No siempre es así, pero es frecuente y es el caso que nos preocupa porque es el que va en contra de la idea que planteó Adam Smith acerca de la “mano invisible”. Muchos economistas se han ocupado de este tema después de Smith proponiendo distintos remedios para esa situación: desde la concientización (“fumar es perjudicial para la salud”) pasando por la amonestación y la multa hasta llegar a la prohibición lisa y llana. A menudo eso no es suficiente y, sabiendo o no que hace daño al resto, el individuo consigue burlar los controles y sigue actuando en su propio beneficio.
La pandemia ha traído este tema al primer plano en forma dramática. Es cierto que cuidarme me beneficia y beneficia a todos, pero es cierto también que hacerlo me acarrea algunas incomodidades.

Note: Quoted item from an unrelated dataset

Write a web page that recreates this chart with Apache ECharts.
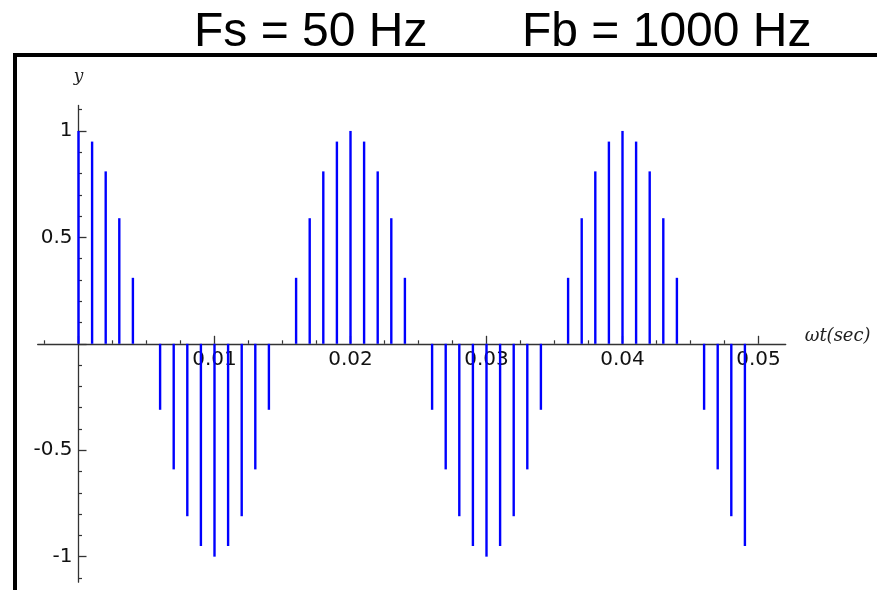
<!DOCTYPE html>
<html>
<head>
<meta charset="utf-8">
<title>Fs = 50 Hz  Fb = 1000 Hz</title>
<script src="https://cdn.jsdelivr.net/npm/echarts@6/dist/echarts.min.js"></script>
<style>
  html, body { margin: 0; padding: 0; background: #fff; }
  #chart { width: 877px; height: 590px; }
</style>
</head>
<body>
<div id="chart"></div>
<script>
var times = [
  0, 0.001, 0.002, 0.003, 0.004, 0.005, 0.006, 0.007, 0.008, 0.009,
  0.010, 0.011, 0.012, 0.013, 0.014, 0.015, 0.016, 0.017, 0.018, 0.019,
  0.020, 0.021, 0.022, 0.023, 0.024, 0.025, 0.026, 0.027, 0.028, 0.029,
  0.030, 0.031, 0.032, 0.033, 0.034, 0.035, 0.036, 0.037, 0.038, 0.039,
  0.040, 0.041, 0.042, 0.043, 0.044, 0.045, 0.046, 0.047, 0.048, 0.049
];
var samples = [
  1, 0.95, 0.81, 0.59, 0.31, 0, -0.31, -0.59, -0.81, -0.95,
  -1, -0.95, -0.81, -0.59, -0.31, 0, 0.31, 0.59, 0.81, 0.95,
  1, 0.95, 0.81, 0.59, 0.31, 0, -0.31, -0.59, -0.81, -0.95,
  -1, -0.95, -0.81, -0.59, -0.31, 0, 0.31, 0.59, 0.81, 0.95,
  1, 0.95, 0.81, 0.59, 0.31, 0, -0.31, -0.59, -0.81, -0.95
];

// axis ticks / labels
var xLabels = [0.01, 0.02, 0.03, 0.04, 0.05];
var xMajorTicks = [0, 0.01, 0.02, 0.03, 0.04, 0.05];
var xMinorTicks = [-0.0025, 0.0025, 0.005, 0.0075, 0.0125, 0.015, 0.0175, 0.0225, 0.025, 0.0275,
  0.0325, 0.035, 0.0375, 0.0425, 0.045, 0.0475];
var yLabels = [-1, -0.5, 0.5, 1];
var yMajorTicks = [-1, -0.5, 0, 0.5, 1];
var yMinorTicks = [-1.1, -0.9, -0.8, -0.7, -0.6, -0.4, -0.3, -0.2, -0.1,
  0.1, 0.2, 0.3, 0.4, 0.6, 0.7, 0.8, 0.9, 1.1];

var stemData = [];
for (var i = 0; i < times.length; i++) {
  stemData.push([times[i], samples[i]]);
}

var xMin = -0.003, xMax = 0.052, yMin = -1.12, yMax = 1.12;
var gridLeft = 37.7, gridRight = 91.3, gridTop = 105.4, gridBottom = 7.8;
var gridW = 877 - gridLeft - gridRight;
var gridH = 590 - gridTop - gridBottom;
// the axes cross at zero: shift them from the grid edges onto the zero lines
var xAxisShift = -gridH * (0 - yMin) / (yMax - yMin);
var yAxisShift = -gridW * (0 - xMin) / (xMax - xMin);

var axisColor = '#333';
var labelFont = { fontFamily: 'DejaVu Sans', fontSize: 20, color: '#111' };
var titleFont = { fontFamily: 'Liberation Sans', fontSize: 48, fontWeight: 'normal', color: '#000' };

var myChart = echarts.init(document.getElementById('chart'), null, { renderer: 'canvas' });

var option = {
  backgroundColor: '#fff',
  animation: false,
  title: [
    { text: 'Fs = 50 Hz', left: 194, top: 9, padding: 0, textStyle: titleFont },
    { text: 'Fb = 1000 Hz', left: 522, top: 9, padding: 0, textStyle: titleFont }
  ],
  graphic: [{
    type: 'polyline',
    shape: { points: [[15, 600], [15, 55], [890, 55]] },
    style: { stroke: '#000', lineWidth: 4, fill: null }
  }],
  grid: {
    left: gridLeft,
    right: gridRight,
    top: gridTop,
    bottom: gridBottom,
    outerBoundsMode: 'none'
  },
  xAxis: [
    {
      type: 'value',
      min: xMin,
      max: xMax,
      position: 'bottom',
      offset: xAxisShift,
      name: 'ωt(sec)',
      nameLocation: 'end',
      nameGap: 19,
      nameTextStyle: {
        fontFamily: 'DejaVu Serif', fontStyle: 'italic', fontSize: 18, color: '#222',
        verticalAlign: 'bottom', lineHeight: 14
      },
      axisLine: { show: true, onZero: false, lineStyle: { color: axisColor, width: 1.3 } },
      axisTick: { show: true, inside: true, length: 8, customValues: xMajorTicks,
        lineStyle: { color: axisColor, width: 1.3 } },
      axisLabel: { show: true, margin: 6, customValues: xLabels, textStyle: labelFont,
        formatter: function (v) { return String(+v.toFixed(3)); } },
      splitLine: { show: false }
    },
    {
      type: 'value',
      min: xMin,
      max: xMax,
      position: 'bottom',
      offset: xAxisShift,
      axisLine: { show: false, onZero: false },
      axisTick: { show: true, inside: true, length: 3.5, customValues: xMinorTicks,
        lineStyle: { color: axisColor, width: 1.2 } },
      axisLabel: { show: false },
      splitLine: { show: false }
    }
  ],
  yAxis: [
    {
      type: 'value',
      min: yMin,
      max: yMax,
      position: 'left',
      offset: yAxisShift,
      name: 'y',
      nameLocation: 'end',
      nameGap: 20,
      nameTextStyle: { fontFamily: 'DejaVu Serif', fontStyle: 'italic', fontSize: 17, color: '#222' },
      axisLine: { show: true, onZero: false, lineStyle: { color: axisColor, width: 1.3 } },
      axisTick: { show: true, inside: true, length: 8, customValues: yMajorTicks,
        lineStyle: { color: axisColor, width: 1.3 } },
      axisLabel: { show: true, margin: 6, customValues: yLabels, textStyle: labelFont },
      splitLine: { show: false }
    },
    {
      type: 'value',
      min: yMin,
      max: yMax,
      position: 'left',
      offset: yAxisShift,
      axisLine: { show: false, onZero: false },
      axisTick: { show: true, inside: true, length: 3.5, customValues: yMinorTicks,
        lineStyle: { color: axisColor, width: 1.2 } },
      axisLabel: { show: false },
      splitLine: { show: false }
    }
  ],
  series: [{
    type: 'bar',
    xAxisIndex: 0,
    yAxisIndex: 0,
    barWidth: 2.4,
    itemStyle: { color: '#0000ff' },
    data: stemData
  }]
};

myChart.setOption(option);
</script>
</body>
</html>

De tal forma, es frecuente que en la “ecuación individual” cuidarse no sea lo más atractivo y hasta sea molesto, pero lo que sí es cierto es que en la “ecuación social” sin duda es lo mejor.
La ecuación individual me empuja a relajar mi cuidado, pero la ecuación social debería impulsarme a no hacerlo nunca. Pero las personas en la práctica somos reacias a priorizar al grupo por sobre lo individual y por ello deben obligarnos, multarnos, penalizarnos.
La viveza criolla argentina es el extremo de este comportamiento antisocial. El “vivo argentino” es mirado hasta con respeto por el resto por su pícaro accionar, mientras que, quien respeta las reglas, es tratado como aburrido o poco inteligente porque no aprovecha las oportunidades.
Entonces llamamos “aburridos y fríos” a Finlandia, Suiza, Noruega, Dinamarca, Alemania o Japón, países en donde basta que el gobierno pida a la población que respete las normas de cuidado frente al virus, para que eso ocurra sin demora. Pero claro, proponer una conducta socialmente correcta desde un gobierno, requiere un grado de credibilidad que un “vacunatorio vip” hace pedazos.
*El autor es Director de Economía en la UNCuyo.